A diversity of yields on this farm is best expressed three ways: our production of wine; managing grazing for meat and dairy animals; and use of semi-wild foods to augment our vegetable garden. These elements spread our needs across the year and diversify our investments by giving us storable and fresh produce, dual purpose and stacked functions. Grazing animals on the same land as fruit production is a win-win proposition as the animals crop the grass for you, fertilize the land, clean up fallen fruit, and produce meat flavored with that fruit (or nuts like hazelnut or acorn). Animals can be harvested or held ‘on the hoof’ depending on meat needs. Wild foods require little to no input. Here they are the plethora of blackberries around the verges of the vineyard in August, but also the ‘cover crops’ we’ve sown like tillage radish seed pods (fried and salted), field pea tendrils (sautéed with garlic), and the early spring fennel stalks (boiled as the Sicilians do).

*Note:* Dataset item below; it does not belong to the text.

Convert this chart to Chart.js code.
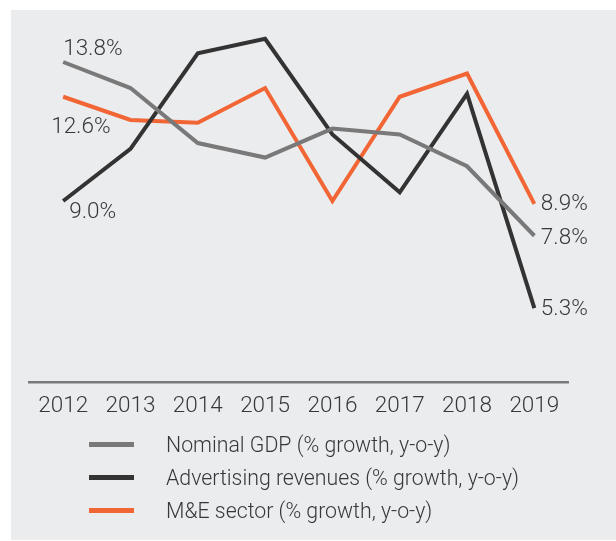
<!DOCTYPE html>
<html>
<head>
<meta charset="utf-8">
<script src="https://cdn.jsdelivr.net/npm/chart.js@4.4.1/dist/chart.umd.min.js"></script>
<style>
  body { margin: 0; background: #fff; width: 616px; height: 541px; overflow: hidden; }
  #panel { position: absolute; left: 11px; top: 10px; width: 605px; height: 530px; background: #ebecee; }
  #wrap { position: absolute; left: 0; top: 0; width: 605px; height: 420px; }
  #legend { position: absolute; left: 78px; top: 418px; font-family: Roboto, "Liberation Sans", sans-serif; font-weight: 300; font-size: 21.3px; color: #383838; }
  .item { height: 33px; display: flex; align-items: center; }
  .sw { width: 45px; height: 5px; margin-right: 32px; }
</style>
</head>
<body>
<div id="panel">
  <div id="wrap"><canvas id="growth"></canvas></div>
  <div id="legend"></div>
</div>
<script>
var years = ["2012", "2013", "2014", "2015", "2016", "2017", "2018", "2019"];
var gdp = [13.8, 12.9, 11.0, 10.5, 11.5, 11.3, 10.2, 7.8];
var adRevenue = [9.0, 10.8, 14.1, 14.6, 11.3, 9.3, 12.7, 5.3];
var meSector = [12.6, 11.8, 11.7, 12.9, 9.0, 12.6, 13.4, 8.9];
var seriesNames = ["Nominal GDP (% growth, y-o-y)", "Advertising revenues (% growth, y-o-y)", "M&E sector (% growth, y-o-y)"];
var seriesColors = ["#797979", "#333333", "#f26535"];

var fontName = 'Roboto, "Liberation Sans", sans-serif';

// which points get a value label, and where it sits relative to the point
var callouts = [
    {ds: 0, i: 0, dx: 0, dy: -13},
    {ds: 2, i: 0, dx: -12, dy: 31},
    {ds: 1, i: 0, dx: 6, dy: 11},
    {ds: 2, i: 7, dx: 6.5, dy: 0},
    {ds: 0, i: 7, dx: 6.5, dy: 3},
    {ds: 1, i: 7, dx: 6.5, dy: 1}
];

var valueLabels = {
    id: 'valueLabels',
    afterDatasetsDraw: function(chart) {
        var ctx = chart.ctx;
        ctx.save();
        ctx.font = '300 22.5px ' + fontName;
        ctx.fillStyle = '#383838';
        ctx.textAlign = 'left';
        ctx.textBaseline = 'middle';
        callouts.forEach(function(c) {
            var pt = chart.getDatasetMeta(c.ds).data[c.i];
            var v = chart.data.datasets[c.ds].data[c.i];
            ctx.fillText(v.toFixed(1) + '%', pt.x + c.dx, pt.y + c.dy);
        });
        ctx.restore();
    }
};

var allSeries = [gdp, adRevenue, meSector];
var ctx = document.getElementById("growth");
var myChart = new Chart(ctx, {
    type: 'line',
    data: {
        labels: years,
        datasets: allSeries.map(function(d, k) {
            return {
                label: seriesNames[k],
                data: d,
                borderColor: seriesColors[k],
                backgroundColor: seriesColors[k],
                borderWidth: 4,
                borderJoinStyle: 'miter',
                pointRadius: 0,
                tension: 0,
                fill: false
            };
        })
    },
    options: {
        responsive: true,
        maintainAspectRatio: false,
        animation: false,
        layout: { padding: { left: 18.5, right: 48, top: 10, bottom: 0 } },
        plugins: {
            legend: { display: false },
            tooltip: { enabled: false }
        },
        scales: {
            x: {
                offset: true,
                grid: { display: false, drawTicks: false },
                border: { display: true, color: '#7a7a7a', width: 2.5 },
                ticks: { color: '#383838', font: { family: fontName, size: 22.5, weight: 300 }, padding: 11, maxRotation: 0 },
                afterFit: function(s) { s.height = 48; }
            },
            y: {
                display: false,
                min: 2.75,
                max: 15.25
            }
        }
    },
    plugins: [valueLabels]
});

// legend
var lg = document.getElementById("legend");
seriesNames.forEach(function(name, k) {
    var row = document.createElement("div");
    row.className = "item";
    row.innerHTML = "<div class='sw' style='background:" + seriesColors[k] + "'></div><span>" + name + "</span>";
    lg.appendChild(row);
});
</script>
</body>
</html>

Wine, as an inventoried, value-added product, brings stability to the system and solid income. It could be apples and cider instead, or high value berries and jam like those grown and produced by my friends Anthony and Carol at Ayer’s Creek Farm. Their jams are exquisite and represent acres of diverse berries — and all the labor entailed in these — preserved in a jar on the shelf. On their farm in the Willamette Valley the fields of loganberry and blackcap and table grapes are then able to be offset by carefully curated vegetables. When Anthony grows something he has a vision for an entire dish. Thus, a corn field becomes the basis for a pozole. He has to grow a good corn for hominy, and the beans, and the appropriate chiles, and the tomatillos for the salsa. A neighbor supplied the pork.
Pursuing this vision he came across the Mexican notion of the milpa. This is typified by the classic example of companion planting, The Three Sisters guild where corn, squash, and beans, being mutually beneficial, are planted together. But the milpa is also about the little herbs and greens that grow almost uninvited below the corn plants. These quelites, are greens like lambsquarters, pigweed and purslane. They are a delicious and nutrient rich accompaniment to the meaty corn stew. Essentially the whole meal grows together in one field.